Charts and diagrams as code
--- --- ---

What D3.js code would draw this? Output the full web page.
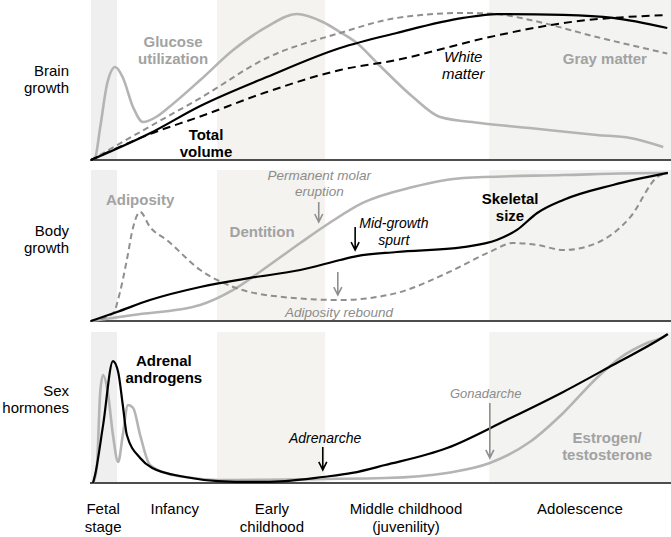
<!DOCTYPE html>
<html><head><meta charset="utf-8">
<script src="https://cdn.jsdelivr.net/npm/d3@7"></script>
<style>body{margin:0;background:#fff}svg{display:block}text{font-family:"Liberation Sans",Arial,sans-serif}</style>
</head><body><div id="chart"></div>
<script>
// ---- DATA (age axis 0-100, each panel value 0-100) ----
const bandStarts = [0, 21.8, 68.9];
const bandEnds   = [4.5, 40.5, 100.4];
const bandKinds  = ["fetal", "early", "adol"];

const stageLines = [["Fetal","stage"],["Infancy"],["Early","childhood"],["Middle childhood","(juvenility)"],["Adolescence"]];
const stagePos   = [2.1, 14.5, 31.3, 54.5, 84.6];

const rowLabels = [["Brain","growth"],["Body","growth"],["Sex","hormones"]];

// Brain growth
const glucose = [[0,0],[0.7,1.5],[1.6,22],[2.8,51],[4.2,62],[5.5,55],[7.3,35],[9.0,25.3],[11.4,29],[13.1,34],[18.9,53.3],[24.6,73.3],[30.4,88.7],[35.6,97.3],[40.1,92],[43.1,85.3],[46.0,78],[49.5,64.7],[55.7,42],[60.4,28.7],[67.3,24.7],[75.9,21.3],[87.5,16.7],[93.3,14.7],[99.0,8.7]];
const grayMatter = [[0,0],[11.4,25],[18.9,41.3],[30.4,68],[43.1,84.7],[52.9,94.7],[64.4,98],[70.2,97.3],[76,93.3],[87.5,82],[99.7,71]];
const totalVolume = [[0,0],[10.2,17.8],[18.9,36],[30.4,55.3],[43.1,74.7],[52.9,84.7],[64.4,94.7],[70.2,97.3],[81.7,96.7],[90.3,94.7],[99.7,88]];
const whiteMatter = [[0,0],[10.2,17.3],[18.9,29],[30.4,45.3],[43.1,60],[52.9,66.7],[69,82],[81.7,91.3],[99.7,96.7]];

// Body growth
const skeletal = [[0,0],[4.5,6],[10.2,14],[18.9,22.7],[27.5,28.7],[36.2,34],[43.1,40.7],[46,43.3],[52.9,46],[64.4,49.3],[70.2,54],[73.7,60.7],[77.2,72],[81.7,80.7],[90.3,90.7],[99.8,98.7]];
const dentition = [[0,0],[7.3,4],[18.9,10.7],[24.6,20.7],[30.4,36],[36.2,52],[41.5,66],[47,78.7],[55.7,89.3],[64.4,95.3],[81.7,97.3],[98,98.7],[99.8,98.7]];
const adiposity = [[0,0],[3.8,5],[5.0,19],[6.2,40.7],[7.3,62.7],[8.5,72.7],[10.2,62.7],[13.1,54],[18.9,34],[24.6,22.7],[33.2,16],[43.1,14],[52.9,18.7],[61.6,32],[69,46],[73,52],[77.2,50.7],[81.7,47.3],[87.5,52],[93.3,69.3],[98,96],[99.8,98.7]];

// Sex hormones
const adrenal = [[0.35,0],[0.7,5.3],[2.1,38.7],[3.8,81.3],[4.7,74],[5.5,52],[6.2,32],[8.5,16.7],[10.6,10],[16.3,4],[22,1.3],[27.9,0.7],[33.6,1.3],[40.1,4],[45.2,6.7],[50.9,12],[61.6,23.3],[71.9,42],[81.7,60.7],[90.3,78.7],[99,97.3],[99.8,99.3]];
const estrogen = [[0.35,0],[1.0,10],[1.6,60.7],[2.1,72],[2.9,60.7],[3.8,32],[4.7,14],[5.5,32],[6.4,52],[7.3,50],[8.5,32],[10.2,12],[13.5,6],[16.3,4],[22,2],[40,2.7],[50.9,3.3],[61.6,6.7],[69,13.3],[75.9,27.3],[81.7,46.7],[87.5,70],[91.5,83.3],[96.2,93.3],[99,97.3],[99.8,99.3]];

// Annotations: [panel, u, v, lines, style]
const labels = [
  [0,14.2,75.3,["Glucose","utilization"],"boldGray"],
  [0,19.9,13.3,["Total","volume"],"boldBlack"],
  [0,64.4,65.3,["White","matter"],"italBlackL"],
  [0,88.9,64,["Gray matter"],"boldGray"],
  [1,8.5,77.3,["Adiposity"],"boldGray"],
  [1,29.6,56,["Dentition"],"boldGray"],
  [1,39.5,94,["Permanent molar","eruption"],"italGray"],
  [1,52.4,62,["Mid-growth","spurt"],"italBlack"],
  [1,72.5,78,["Skeletal","size"],"boldBlack"],
  [1,42.9,2.7,["Adiposity rebound"],"italGray"],
  [2,12.6,78,["Adrenal","androgens"],"boldBlack"],
  [2,40.5,26.7,["Adrenarche"],"italBlack"],
  [2,68.3,56.7,["Gonadarche"],"italGraySm"],
  [2,89.3,26.7,["Estrogen/","testosterone"],"boldGray"]
];
// Arrows: [panel, u, vFrom, vTo, color]
const arrows = [
  [1,39.4,79.3,66,"gray"],
  [1,45.7,62.7,47.3,"black"],
  [1,42.7,32.7,17.3,"gray"],
  [2,40.1,24,8.7,"black"],
  [2,69,53.3,16.7,"gray"]
];

// ---- DRAW ----
const W = 671, H = 537;
const svg = d3.select("#chart").append("svg").attr("width", W).attr("height", H);
const x = d3.scaleLinear().domain([0,100]).range([91,669]);
const baselines = [160, 321, 483];
const bandTops = [0, 170, 332];
const ys = baselines.map(b => d3.scaleLinear().domain([0,100]).range([b, b-150]));

const bandFill = {fetal:"#efefef", early:"#f4f3ef", adol:"#f3f3f1"};
baselines.forEach((b,i) => {
  bandStarts.forEach((s,j) => {
    svg.append("rect").attr("x", x(s)).attr("y", bandTops[i])
      .attr("width", x(bandEnds[j]) - x(s)).attr("height", b - 1 - bandTops[i])
      .attr("fill", bandFill[bandKinds[j]]);
  });
});
baselines.forEach(b => {
  svg.append("line").attr("x1", 90).attr("x2", 671).attr("y1", b).attr("y2", b)
    .attr("stroke", "#4d4d4d").attr("stroke-width", 2);
});

const GRAY = "#b4b4b4", DGRAY = "#8f8f8f";
function curve(panel, data, color, width, dash) {
  const line = d3.line().x(d => x(d[0])).y(d => ys[panel](d[1])).curve(d3.curveMonotoneX);
  svg.append("path").attr("d", line(data)).attr("fill", "none")
    .attr("stroke", color).attr("stroke-width", width)
    .attr("stroke-dasharray", dash || null).attr("stroke-linejoin","round");
}
curve(0, glucose, GRAY, 2.6);
curve(0, grayMatter, DGRAY, 2, "6,4");
curve(0, whiteMatter, "#000", 2, "8,5");
curve(0, totalVolume, "#000", 2.2);
curve(1, dentition, GRAY, 2.6);
curve(1, adiposity, DGRAY, 2, "6,4");
curve(1, skeletal, "#000", 2.2);
curve(2, estrogen, GRAY, 2.6);
curve(2, adrenal, "#000", 2.2);

const styles = {
  boldGray:   {w:"bold", s:"normal", c:"#a2a2a2", f:15, lh:17},
  boldBlack:  {w:"bold", s:"normal", c:"#000", f:15, lh:17},
  italBlack:  {w:"normal", s:"italic", c:"#000", f:14, lh:17},
  italBlackL: {w:"normal", s:"italic", c:"#000", f:15, lh:17},
  italGray:   {w:"normal", s:"italic", c:"#8c8c8c", f:13.5, lh:15.5},
  italGraySm: {w:"normal", s:"italic", c:"#8c8c8c", f:13, lh:15}
};
labels.forEach(([p,u,v,lines,st]) => {
  const S = styles[st];
  lines.forEach((t,k) => {
    svg.append("text").attr("x", x(u)).attr("y", ys[p](v) + k*S.lh)
      .attr("text-anchor","middle").attr("font-size", S.f)
      .attr("font-weight", S.w).attr("font-style", S.s).attr("fill", S.c).text(t);
  });
});

arrows.forEach(([p,u,v1,v2,c]) => {
  const col = c === "gray" ? "#8f8f8f" : "#000";
  const ax = x(u), y1 = ys[p](v1), y2 = ys[p](v2);
  svg.append("path").attr("d", `M${ax},${y1}L${ax},${y2}M${ax-4},${y2-8}L${ax},${y2}L${ax+4},${y2-8}`)
    .attr("fill","none").attr("stroke", col).attr("stroke-width", 1.6);
});

// Row labels
const rowBase = [75.5, 236, 395.5];
rowLabels.forEach((lines,i) => {
  lines.forEach((t,k) => {
    svg.append("text").attr("x", 69).attr("y", rowBase[i] + k*17)
      .attr("text-anchor","end").attr("font-size",15).attr("fill","#000").text(t);
  });
});

// Stage labels
stageLines.forEach((lines,i) => {
  lines.forEach((t,k) => {
    svg.append("text").attr("x", x(stagePos[i])).attr("y", 514 + k*18)
      .attr("text-anchor","middle").attr("font-size",15).attr("fill","#000").text(t);
  });
});
</script></body></html>
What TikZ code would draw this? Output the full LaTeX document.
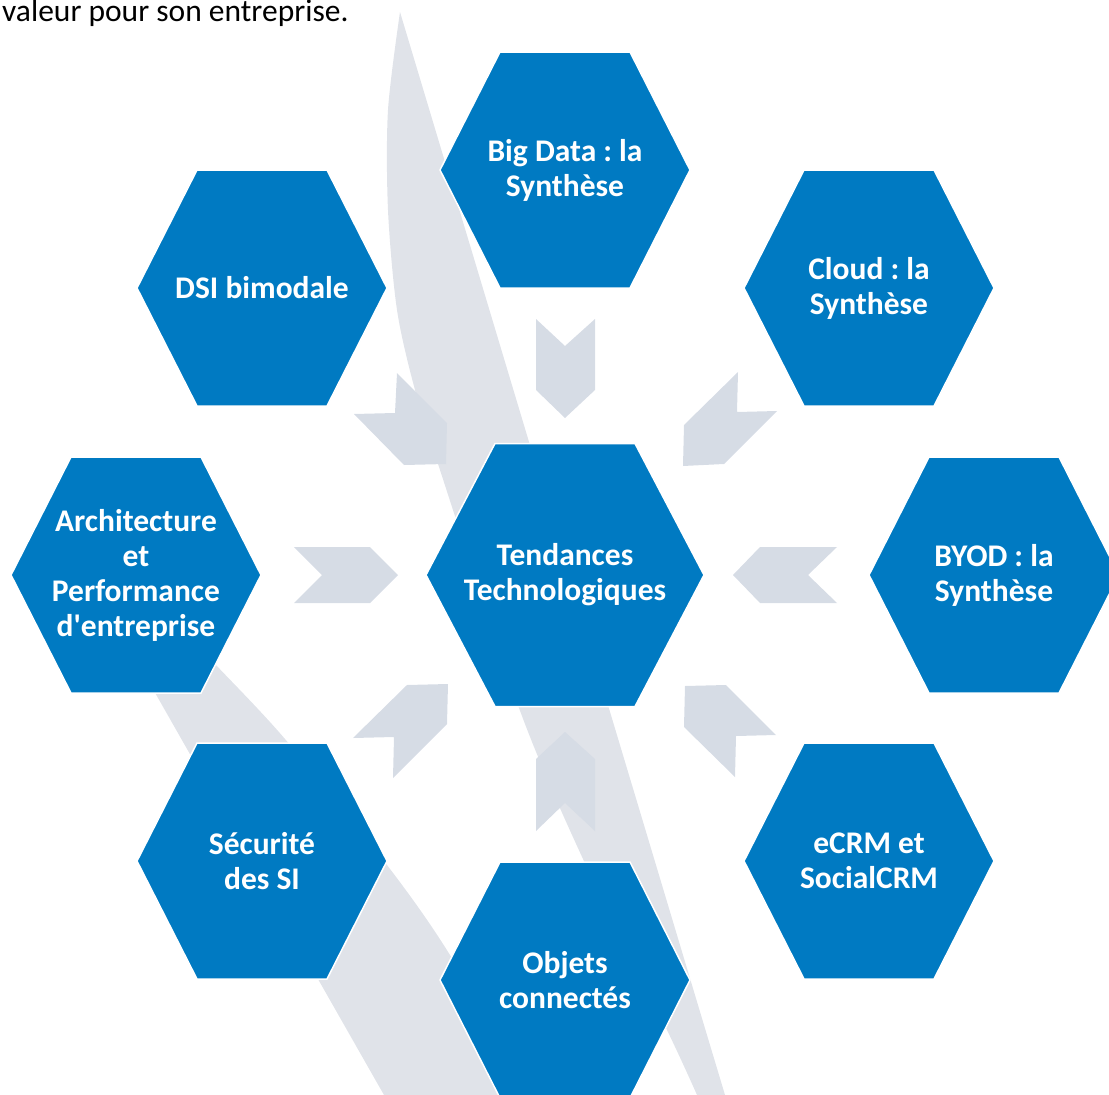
\documentclass[tikz,border=0pt]{standalone}
\usepackage{fontspec}
\setmainfont{Carlito}
\frenchspacing
\usetikzlibrary{calc,backgrounds}
\definecolor{hexblue}{RGB}{0,122,194}
\definecolor{swooshgray}{RGB}{224,227,233}
\definecolor{chevgray}{RGB}{214,220,229}

% hexagone aplati autour d'un noeud: noeud, demi-largeur, demi-hauteur, demi-arete
\newcommand{\hexcell}[4]{%
  \fill[hexblue, draw=white, line width=1.5pt]
    ($(#1.center)+(-#2,0)$) -- ($(#1.center)+(-#4,-#3)$) --
    ($(#1.center)+(#4,-#3)$) -- ($(#1.center)+(#2,0)$) --
    ($(#1.center)+(#4,#3)$) -- ($(#1.center)+(-#4,#3)$) -- cycle;}

\begin{document}
\begin{tikzpicture}[x=1pt, y=-1pt,
    hexlbl/.style={text=white, align=center, inner sep=0pt,
                   font=\fontsize{31.5}{35}\selectfont\bfseries},
    swoosh/.style={fill=swooshgray},
    chevron/.style={fill=chevgray}
  ]
  \useasboundingbox (0,0) rectangle (1109,1095);
  \clip (0,0) rectangle (1109,1095);

  % texte au-dessus
  \node[anchor=base west, inner sep=0pt, font=\fontsize{31.5}{35}\selectfont] (intro) at (2,21) {valeur pour son entreprise.};

  % centre
  \node[hexlbl] (tend) at (565,575) {Tendances\\Technologiques};

  % couronne
  \node[hexlbl] (bigdata) at (565,170) {Big Data : la\\Synthèse};
  \node[hexlbl] (cloud) at (869,288) {Cloud : la\\Synthèse};
  \node[hexlbl] (byod) at (994,575) {BYOD : la\\Synthèse};
  \node[hexlbl] (ecrm) at (869,861) {eCRM et\\SocialCRM};
  \node[hexlbl] (objets) at (565,980) {Objets\\connectés};
  \node[hexlbl] (secu) at (262,861) {Sécurité\\des SI};
  \node[hexlbl] (archi) at (136,575) {Architecture\\et\\Performance\\d\textquotesingle entreprise};
  \node[hexlbl] (dsi) at (262,288) {DSI bimodale};

  \begin{pgfonlayer}{background}
    % bandes grises
    \fill[swoosh] (400,12) -- (725,1095) -- plot[smooth] coordinates
      {(697,1095) (667,1030) (583,859) (519,708) (440,470) (415,390)
       (397,310) (388,210) (388,110) (400,12)} -- cycle;
    \fill[swoosh] (125,640) -- (384,1095) -- plot[smooth] coordinates
      {(530,1095) (450,955) (387,865) (285,739) (216,665) (193,640)} -- cycle;

    % fleches vers le centre
    \fill[chevron] (536,319) -- (565,346) -- (595,319) -- (595,390) -- (565,418) -- (536,390) -- cycle;
    \fill[chevron] (565,732) -- (595,759) -- (595,831) -- (565,803) -- (536,831) -- (536,759) -- cycle;
    \fill[chevron] (294,547) -- (370,547) -- (398,575) -- (370,603) -- (294,603) -- (322,575) -- cycle;
    \fill[chevron] (733,575) -- (760,547) -- (837,547) -- (808,575) -- (837,603) -- (760,603) -- cycle;
    \fill[chevron] (397,373) -- (447,423) -- (446,464) -- (404,465) -- (354,414) -- (395,413) -- cycle;
    \fill[chevron] (738,372) -- (737,412) -- (777,411) -- (724,464) -- (683,466) -- (684,425) -- cycle;
    \fill[chevron] (407,685) -- (448,684) -- (447,724) -- (393,778) -- (394,737) -- (353,738) -- cycle;
    \fill[chevron] (685,686) -- (726,685) -- (776,735) -- (736,736) -- (735,777) -- (684,727) -- cycle;

    % hexagones
    \hexcell{tend}{139}{131.5}{70}
    \hexcell{bigdata}{125}{118}{65}
    \hexcell{cloud}{125}{118}{65}
    \hexcell{byod}{125}{118}{65}
    \hexcell{ecrm}{125}{118}{65}
    \hexcell{objets}{125}{118}{65}
    \hexcell{secu}{125}{118}{65}
    \hexcell{archi}{125}{118}{65}
    \hexcell{dsi}{125}{118}{65}
  \end{pgfonlayer}
\end{tikzpicture}
\end{document}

--- --- ---

Stated exercise
Go over the data above and copy every line that has the word "Output" in it.

Answer to this task
What D3.js code would draw this? Output the full web page.
What TikZ code would draw this? Output the full LaTeX document.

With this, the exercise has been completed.